A fight between Senate President Nicholas Scutari and South Jersey Democrats intensified over the last week, with Democratic powerbroker George E. Norcross III calling Scutari “untrustworthy” over his refusal to guarantee to fund for a possible bid by Steve Sweeney to reclaim his old Senate seat.
The dispute began several weeks ago when Sweeney asked Scutari to pledge $500,000 if he challenged Republican State Sen. Ed Durr, according to multiple sources familiar with the request. Scutari agreed to back Sweeney but refused to commit to a specific dollar amount.
That angered Norcross, who was already enraged by Scutari’s five-month rope-a-dope over a request that he host a fundraiser for South Jersey Democratic legislative candidates. The senate president had hosted one last year.
“You better believe it was outrageous that Little Nicky Scutari would refuse to support his mentor, Steve Sweeney, who supported him through good and bad times in the Senate,” Norcross told the New Jersey Globe today. “His word is meaningless. He’s completely untrustworthy.”
Norcross thinks Scutari ought to have been more helpful to Sweeney, a longtime ally and friend, and more interested in flipping the 3rd district Senate seat Durr won by two points in a district Democratic Gov. Phil Murphy lost by sixteen points.
“Sweeney supported him during his criminal investigations and other civil investigations into his private law practice — supported him when he forced changes in auto insurance to benefit his ambulance chasing practice,” Norcross said.
Norcross is also salted over Scutari’s failure to recall that it was Sweeney and South Jersey Democrats, along with State Sen. Nicholas Sacco (D-North Bergen), who quickly propelled him into the senate presidency in the days following the 2021 election.
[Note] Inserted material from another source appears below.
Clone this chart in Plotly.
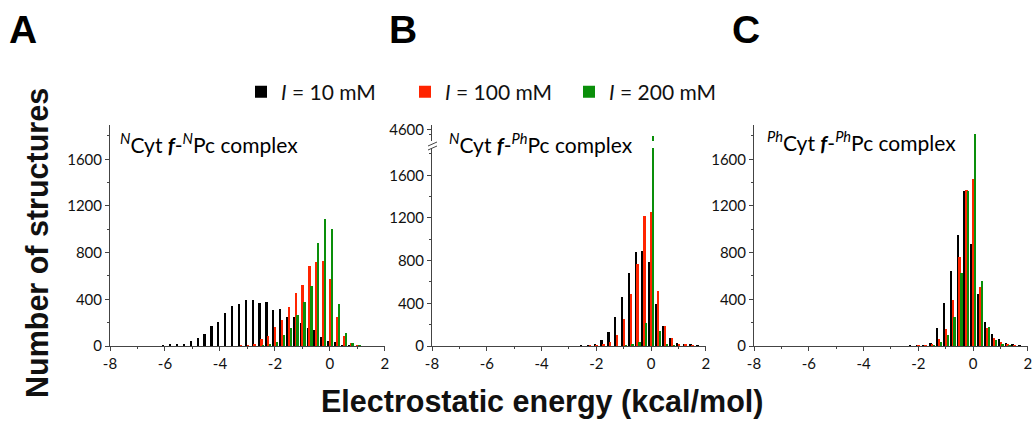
import plotly.graph_objects as go

# ---------------- data ----------------
bins = [-6.0 + 0.25 * k for k in range(32)]  # bin centres, kcal/mol

a_10mM = [4, 10, 15, 17, 43, 70, 105, 170, 210, 283, 340, 357, 390, 390, 370, 375,
          310, 317, 250, 245, 195, 155, 135, 77, 46, 35, 8, 3, 0, 0, 0, 0]
a_100mM = [0, 0, 0, 0, 0, 0, 0, 0, 0, 0, 0, 3, 5, 15, 57, 83,
           166, 226, 337, 450, 523, 689, 720, 729, 570, 246, 84, 29, 8, 0, 0, 0]
a_200mM = [0, 0, 0, 0, 0, 0, 0, 0, 0, 0, 0, 0, 0, 0, 5, 14,
           37, 93, 155, 267, 374, 510, 880, 1090, 1006, 358, 109, 29, 6, 0, 0, 0]

b_10mM = [0, 0, 0, 0, 0, 0, 0, 0, 0, 0, 0, 0, 0, 0, 3, 5,
          10, 56, 128, 275, 456, 681, 878, 890, 790, 394, 184, 75, 28, 15, 10, 5]
b_100mM = [0, 0, 0, 0, 0, 0, 0, 0, 0, 0, 0, 0, 0, 0, 0, 3,
           5, 19, 34, 100, 250, 484, 772, 1219, 1259, 512, 184, 75, 22, 19, 5, 0]
b_200mM = [0, 0, 0, 0, 0, 0, 0, 0, 0, 0, 0, 0, 0, 0, 0, 0,
           0, 0, 0, 0, 3, 10, 34, 215, 4530, 141, 15, 3, 0, 0, 0, 0]

c_10mM = [0, 0, 0, 0, 0, 0, 0, 0, 0, 0, 0, 0, 0, 0, 0, 3,
          5, 8, 29, 151, 366, 643, 951, 1329, 871, 443, 206, 100, 57, 23, 14, 5]
c_100mM = [0, 0, 0, 0, 0, 0, 0, 0, 0, 0, 0, 0, 0, 0, 0, 0,
           3, 5, 17, 63, 146, 394, 766, 1337, 1431, 509, 157, 71, 31, 10, 5, 0]
c_200mM = [0, 0, 0, 0, 0, 0, 0, 0, 0, 0, 0, 0, 0, 0, 0, 0,
           0, 0, 5, 31, 94, 249, 629, 1331, 1814, 554, 166, 51, 10, 3, 0, 0]

series_names = ["<i>I</i> = 10 mM", "<i>I</i> = 100 mM", "<i>I</i> = 200 mM"]
series_colors = ["#000000", "#FF2400", "#0A8F0A"]
bar_offsets = [-0.085, -0.017, 0.05]
bar_width = 0.065

x_ticks = [-8, -6, -4, -2, 0, 2]
x_tick_labels = ["-8", "-6", "-4", "-2", "0", "2"]
y_ticks = [0, 400, 800, 1200, 1600]
y_tick_labels = ["0", "400", "800", "1200", "1600"]
b_top_ticks = [4600]
b_top_tick_labels = ["4600"]

panel_titles = [
    "<sup><i>N</i></sup>Cyt <b><i>f</i></b>-<sup><i>N</i></sup>Pc complex",
    "<sup><i>N</i></sup>Cyt <b><i>f</i></b>-<sup><i>Ph</i></sup>Pc complex",
    "<sup><i>Ph</i></sup>Cyt <b><i>f</i></b>-<sup><i>Ph</i></sup>Pc complex",
]
panel_letters = ["A", "B", "C"]

# ---------------- figure ----------------
W, H = 1033, 421
fig = go.Figure()

panels = [
    ([a_10mM, a_100mM, a_200mM], "x", "y"),
    ([b_10mM, b_100mM, b_200mM], "x2", "y2"),
    ([c_10mM, c_100mM, c_200mM], "x3", "y3"),
    ([b_10mM, b_100mM, b_200mM], "x4", "y4"),  # upper part of broken axis in B
]
for pi, (vals, xa, ya) in enumerate(panels):
    for si in range(3):
        fig.add_trace(go.Bar(
            x=bins, y=vals[si], xaxis=xa, yaxis=ya,
            width=bar_width, offset=bar_offsets[si],
            marker=dict(color=series_colors[si], line=dict(width=0)),
            name=series_names[si], showlegend=(pi == 0),
        ))

def px_x(p):
    return p / W

def px_y(p):
    return 1 - p / H

font_ticks = dict(family="Lato", size=15, color="#111")
ax_common = dict(showline=True, linecolor="#444", linewidth=1, ticks="outside",
                 ticklen=4, tickcolor="#444", showgrid=False, zeroline=False,
                 tickfont=font_ticks, automargin=False, ticklabeloverflow="allow")

x_range = [-8, 2.002]
x_domains = [(110, 385), (432, 706), (754, 1028)]
y_bottom, y_top = 346, 125
scale_ac = (346 - 159.3) / 1600.0
range_ac = (y_bottom - y_top) / scale_ac
scale_b = (346 - 175.3) / 1600.0
b_low_top = 148
range_b = (y_bottom - b_low_top) / scale_b
b_up_bottom = 141

layout = dict(
    width=W, height=H, margin=dict(l=0, r=0, t=0, b=0, autoexpand=False),
    paper_bgcolor="white", plot_bgcolor="rgba(0,0,0,0)",
    barmode="overlay", bargap=0,
    showlegend=True,
    legend=dict(orientation="h", x=px_x(241), y=px_y(92), xanchor="left", yanchor="middle",
                font=dict(family="Lato", size=21, color="#111"),
                itemwidth=30, entrywidth=119, entrywidthmode="pixels",
                bgcolor="rgba(0,0,0,0)", traceorder="normal"),
)
for i, (l, r) in enumerate(x_domains):
    key = "xaxis" if i == 0 else f"xaxis{i+1}"
    layout[key] = dict(ax_common, domain=[px_x(l), px_x(r)], range=x_range,
                       tickvals=x_ticks, ticktext=x_tick_labels,
                       anchor="y" if i == 0 else f"y{i+1}",
                       minor=dict(dtick=1, tick0=-8, ticks="outside", ticklen=2, tickcolor="#444"))
layout["xaxis4"] = dict(domain=[px_x(432), px_x(706)], range=x_range, matches="x2",
                        visible=False, anchor="y4", automargin=False)
for i, key in enumerate(["yaxis", "yaxis2", "yaxis3"]):
    top = b_low_top if i == 1 else y_top
    rng = range_b if i == 1 else range_ac
    layout[key] = dict(ax_common, domain=[px_y(y_bottom), px_y(top)], range=[0, rng],
                       tickvals=y_ticks, ticktext=y_tick_labels,
                       anchor="x" if i == 0 else f"x{i+1}",
                       minor=dict(dtick=200, tick0=0, ticks="outside", ticklen=2, tickcolor="#444"))
layout["yaxis4"] = dict(ax_common, domain=[px_y(b_up_bottom), px_y(y_top)], range=[4480, 4650],
                        tickvals=b_top_ticks, ticktext=b_top_tick_labels, anchor="x4",
                        minor=dict(tickvals=[4550], ticks="outside", ticklen=2, tickcolor="#444"))
fig.update_layout(**layout)

annotations = []
# panel letters
for letter, xp in zip(panel_letters, [23, 403, 746]):
    annotations.append(dict(text=f"<b>{letter}</b>", x=px_x(xp), y=px_y(29), xref="paper", yref="paper",
                            showarrow=False, xanchor="center", yanchor="middle",
                            font=dict(family="Liberation Sans", size=39, color="#000")))
# panel titles
for t, xp, yp in zip(panel_titles, [118, 447, 765], [143, 143, 141]):
    annotations.append(dict(text=t, x=px_x(xp), y=px_y(yp), xref="paper", yref="paper",
                            showarrow=False, xanchor="left", yanchor="middle",
                            font=dict(family="Lato", size=21, color="#000")))
# axis titles
annotations.append(dict(text="<b>Electrostatic energy (kcal/mol)</b>", x=px_x(542), y=px_y(401),
                        xref="paper", yref="paper", showarrow=False, xanchor="center", yanchor="middle",
                        font=dict(family="Liberation Sans", size=30.5, color="#111")))
annotations.append(dict(text="<b>Number of structures</b>", x=px_x(37), y=px_y(243),
                        xref="paper", yref="paper", showarrow=False, xanchor="center", yanchor="middle",
                        textangle=-90, font=dict(family="Liberation Sans", size=30.5, color="#111")))
fig.update_layout(annotations=annotations)

# axis-break marks on panel B y axis
for dy in (0, 4):
    fig.add_shape(type="line", xref="paper", yref="paper",
                  x0=px_x(428), y0=px_y(146 + dy), x1=px_x(437), y1=px_y(142 + dy),
                  line=dict(color="#444", width=1))

# full-size graph div, no mode bar, and no default body margin
fig.write_html("out.html", default_width="1033px", default_height="421px",
               config={"displayModeBar": False},
               post_script="document.body.style.margin='0px';")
“I’m sorry he feels that way,” Scutari said.
In a heated conversation last week, Norcross told off Scutari for betraying Sweeney and the rest of the South Jersey Senate delegation.
South Jersey is a crucial battleground in the upcoming mid-term legislative elections. Democrats in the region, who lost four Senate seats in the last six years, want to recoup their losses in the 2nd, 3rd, and 8th districts this year. They must also play defense in the open 4th district Senate race, where 20-year incumbent Fred Madden (D-Washington Township) is retiring.
Sweeney ultimately decided not to run, although sources close to Sweeney said the $500k from Scutari’s Senate Democratic leadership PAC was not a factor. Sweeney’s 2017 re-election bid remains the most costly legislative campaign in U.S. history.
The argument was a backdrop to negotiations over Scutari’s Election Transparency Act, which the Senate approved on Monday.
Scutari, according to people familiar with the legislation, had initially rejected a push by Assembly Majority Leader Louis Greenwald to have the state pick up the cost of postage for returned vote-by-mail ballots so that economically disadvantaged voters would not have to pay a sort of poll tax to return their VBM ballots.
This is expected to become part of the Assembly bill next week.
POLITICO first reported the turbulent call between Norcross and Scutari.
Norcross, a powerful force in state politics since the 1980s, has not hesitated to vociferously defend his allies, especially Sweeney, one of his oldest friends.
In 1988, Gov. Thomas Kean nominated Norcross’ father, former South Jersey AFL-CIO President George Norcross, to a seat on the State Racing Commission. He withdrew after State Sen. Lee Laskin (R-Cherry Hill) used senatorial courtesy to block his confirmation by the Senate.
Three years later, after his son had become the Camden County Democratic Chairman, the family got their revenge against Laskin.
Voter anger towards Gov. Jim Florio’s $2.8 billion tax increase made 1991 the most lopsided Republican landslide since 1920 when Warren Harding’s coattails led Assembly Republicans to capture 39 of 40 seats in the lower house.
Republicans picked up ten Senate seats, winning in some unlikely places, and won control of the Camden County Board of Freeholders.
But the results became an outlier in the suburban 6th district where Laskin was seeking re-election to a fifth term.
Democrats spent nearly $2 million on the race – a record-setting amount for a State Senate race in those days. Norcross personally guaranteed a $250,000 loan for the effort.
Laskin was savaged by Philadelphia network TV ads that attacked his ethics. The ads ran during an Eagles game on Monday Night Football and Game 7 of the World Series.
Democrat John Adler beat Laskin by 6,098 votes, 55%-45%.